Dissesto idrogeologico, i soliti ritardi dell’Italia
Quando i fondi destinati a Comuni e Regioni restano bloccati, oppure spesi male. Secondo il Censis il 50,7% degli italiani ritiene che bisogna investire nella messa in sicurezza del territorio
di Redazione
L’Italia è stata messa a dure prova dal maltempo nelle ultime ore. Nei giorni scorsi le immagini di Venezia, sommersa dall’acqua, hanno fatto il giro del mondo. Ma non è stato solo il capoluogo veneto a vivere disagi di questo tipo. E nel weekend, appunto, da Nord a Sud il maltempo ha causato esondazioni, smottamenti e allagamenti. Un tratto del viadotto dell’A6, non molto distante da Savona, è crollato a causa di una frana, fortunatamente senza provocare vittime. E ancora: una voragine si è aperta ull’A21 Torino-Piacenza, valanghe in Val d’Aosta, fiumi in piena un po’ ovunque.
Come spesso accade in casi del genere, l’attenzione è tutta rivolta all’incapacità del nostro paese di usufruire dei fondi già a disposizione per mettere in sicurezza strade e infrastrutture o comunque intervenire laddove necessario. Di recente la Corte dei Conti ha ricordato che le decine di miliardi in teoria stanziati negli ultimi anni non sempre sono giunti a destinazione – Comuni e Regioni –, oppure sono stati spesi male. Al solito ciò avviene a causa soprattutto di una burocrazia ingombrante, lento sviluppo dei progetti e rallentamenti di varia natura che impediscono di mettere in sicurezza viadotti, ponti o strade. Che puntualmente si allagano in occasione di piogge incessanti o fenomeni di portata straordinaria o, nei casi più gravi, vengono giù provocando vittime o disagi infiniti. E allo stesso modo, stando all’Agenzia per la Coesione territoriale, il problema si verifica anche quando dall’Unione europea arriverebbero soldi tramite i fondi previsti per le Regioni per fare fronte al dissesto idrogeologico: spendiamo decisamente meno di quanto riceviamo.

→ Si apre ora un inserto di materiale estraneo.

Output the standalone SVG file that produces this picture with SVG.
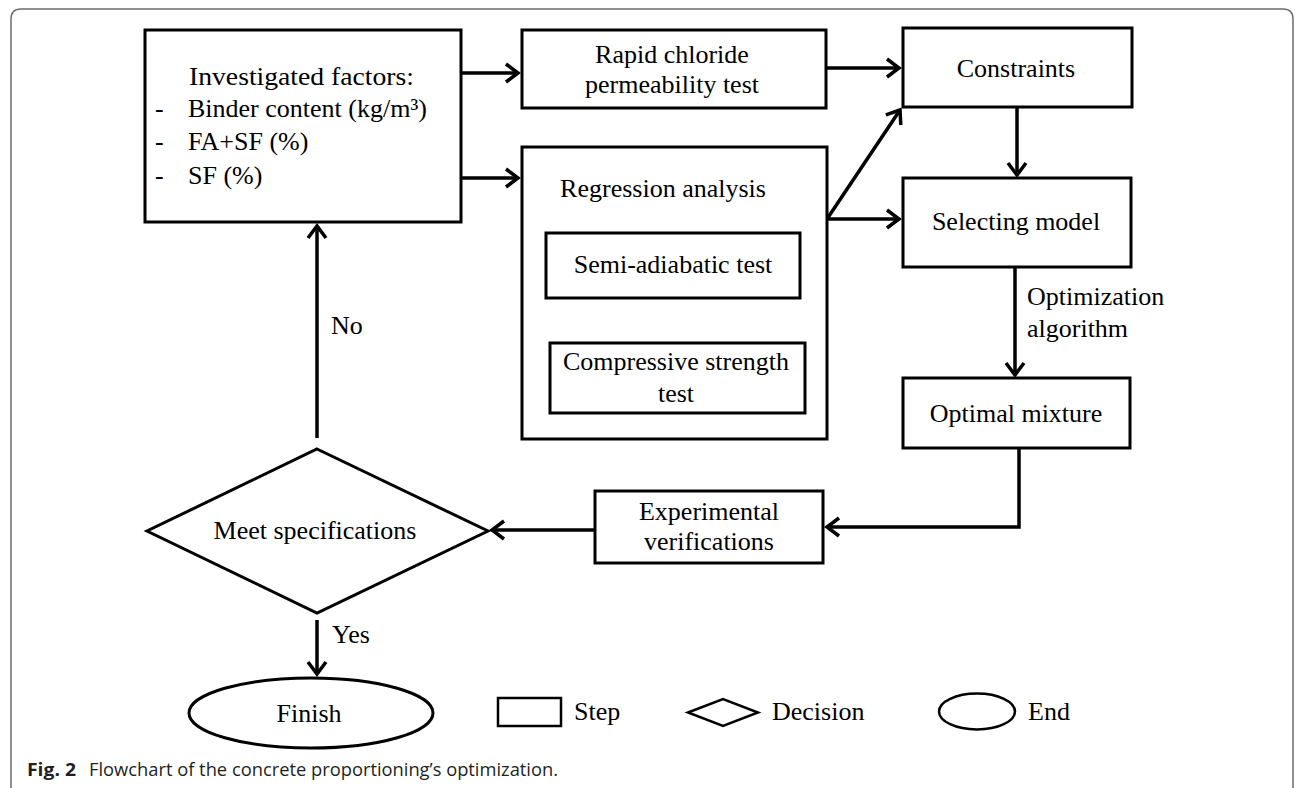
<svg xmlns="http://www.w3.org/2000/svg" width="1295" height="788" viewBox="0 0 1295 788">
<style>
.box{fill:#fff;stroke:#000;stroke-width:3}
.shape{fill:#fff;stroke:#000;stroke-width:3}
.lg{fill:#fff;stroke:#000;stroke-width:2.5}
.t{font-family:"Liberation Serif","Times New Roman",serif;font-size:26px;fill:#000}
.c{text-anchor:middle}
.conn{fill:none;stroke:#000;stroke-width:3.5;marker-end:url(#arr)}
.cap{font-family:"Open Sans","Noto Sans","Liberation Sans",sans-serif;font-size:17.5px;fill:#231f20}
</style>
<defs>
<marker id="arr" markerUnits="userSpaceOnUse" markerWidth="30" markerHeight="30" refX="0" refY="0" viewBox="-15 -15 30 30" orient="auto" overflow="visible">
<path d="M-12,-9 L0,0 L-12,9" fill="none" stroke="#000" stroke-width="3.5" stroke-linejoin="miter"/>
</marker>
</defs>
<rect x="0" y="0" width="1295" height="788" fill="#fff"/>
<path d="M11,800 L11,19 Q11,9 21,9 L1283,9 Q1293,9 1293,19 L1293,800" fill="none" stroke="#6b6b6b" stroke-width="1.5"/>

<g id="connectors">
<path class="conn" d="M461,73 L518,73"/>
<path class="conn" d="M461,178 L518,178"/>
<path class="conn" d="M826,68 L899,68"/>
<path class="conn" d="M827,219 L900,110"/>
<path class="conn" d="M827,219 L899,219"/>
<path class="conn" d="M1017,107 L1017,175"/>
<path class="conn" d="M1015,267 L1015,375"/>
<path class="conn" d="M1019,448 L1019,527 L827,527"/>
<path class="conn" d="M595,530 L492,530"/>
<path class="conn" d="M317,438 L317,226"/>
<path class="conn" d="M317,620 L317,674"/>
</g>

<g id="factors">
<rect class="box" x="145" y="30" width="316" height="192"/>
<text class="t" x="189" y="85" textLength="225" lengthAdjust="spacingAndGlyphs">Investigated factors:</text>
<text class="t" x="155" y="117">-</text><text class="t" x="188" y="117">Binder content (kg/m³)</text>
<text class="t" x="155" y="150">-</text><text class="t" x="188" y="150">FA+SF (%)</text>
<text class="t" x="155" y="184">-</text><text class="t" x="188" y="184">SF (%)</text>
</g>

<g id="rapid">
<rect class="box" x="522" y="30" width="304" height="78"/>
<text class="t c" x="672" y="63">Rapid chloride</text>
<text class="t c" x="672" y="93">permeability test</text>
</g>

<g id="regression">
<rect class="box" x="522" y="147" width="305" height="292"/>
<text class="t c" x="663" y="197">Regression analysis</text>
</g>

<g id="semi">
<rect class="box" x="546" y="233" width="254" height="65"/>
<text class="t c" x="673" y="273">Semi-adiabatic test</text>
</g>

<g id="compressive">
<rect class="box" x="550" y="343" width="255" height="70"/>
<text class="t c" x="676" y="370">Compressive strength</text>
<text class="t c" x="676" y="402">test</text>
</g>

<g id="constraints">
<rect class="box" x="903" y="28" width="229" height="79"/>
<text class="t c" x="1016" y="77">Constraints</text>
</g>

<g id="selecting">
<rect class="box" x="903" y="178" width="228" height="89"/>
<text class="t c" x="1016" y="230">Selecting model</text>
</g>

<g id="optlabel">
<text class="t" x="1027" y="305">Optimization</text>
<text class="t" x="1027" y="337">algorithm</text>
</g>

<g id="optimal">
<rect class="box" x="903" y="378" width="227" height="70"/>
<text class="t c" x="1016" y="422">Optimal mixture</text>
</g>

<g id="experimental">
<rect class="box" x="595" y="491" width="228" height="72"/>
<text class="t c" x="709" y="520">Experimental</text>
<text class="t c" x="709" y="550">verifications</text>
</g>

<g id="decision">
<polygon class="shape" points="317,449 488,531 317,613 147,531"/>
<text class="t c" x="315" y="539">Meet specifications</text>
</g>

<g id="labels">
<text class="t" x="331" y="334">No</text>
<text class="t" x="332" y="643">Yes</text>
</g>

<g id="finish">
<ellipse class="shape" cx="311" cy="713" rx="122" ry="35"/>
<text class="t c" x="309" y="722">Finish</text>
</g>

<g id="legend">
<rect class="lg" x="498" y="698" width="63" height="28"/>
<text class="t" x="574" y="720">Step</text>
<polygon class="lg" points="688,712.5 723,699 758,712.5 723,726"/>
<text class="t" x="772" y="720">Decision</text>
<ellipse class="lg" cx="977" cy="711.5" rx="38" ry="18"/>
<text class="t" x="1028" y="720">End</text>
</g>

<g id="caption">
<text class="cap" x="27" y="776" font-weight="bold" font-size="18.5px" textLength="49" lengthAdjust="spacingAndGlyphs">Fig. 2</text>
<text class="cap" x="89" y="776" textLength="469" lengthAdjust="spacingAndGlyphs">Flowchart of the concrete proportioning’s optimization.</text>
</g>
</svg>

Secondo il Rapporto Gli italiani e la ricchezza. Affidarsi al futuro, ripartire dalle infrastrutture, realizzato dal Censis per Aipb (Associazione Italiana Private Banking), per l’89,3% degli italiani, in generale, quelli in infrastrutture sono da considerarsi investimenti strategici. E una quota importante, il 50,7%, ritiene che bisogna investire nella messa in sicurezza del territorio contro frane, inondazioni e terremoti (il 39,3% indica le energie alternative, il 33,2% la ristrutturazione di monumenti, chiese, opere d’arte e siti archeologici, il 22,5% le ferrovie, il 22% i collegamenti stradali e ferroviari tra il Tirreno e l’Adriatico, il 20,8% la connessione internet veloce ovunque e il 20% i trasporti pubblici delle grandi città). «Se in Italia le infrastrutture si annunciano e poi non si portano a termine», si leggeva nella nota del Censis diffusa a ottobre, «per il 57,9% degli italiani ciò dipende dalla corruzione, per il 54,1% da regole eccessive e burocrazia lenta, per il 33,7% da controlli insufficienti sulle imprese che realizzano i lavori, per il 31,7% dalla politica che cambia idea sulle opere da realizzare. Proprio le ragioni che bloccano o rallentano i cantieri dissuadono gli italiani dall’obiettivo di investire i propri soldi negli strumenti di finanziamento delle infrastrutture».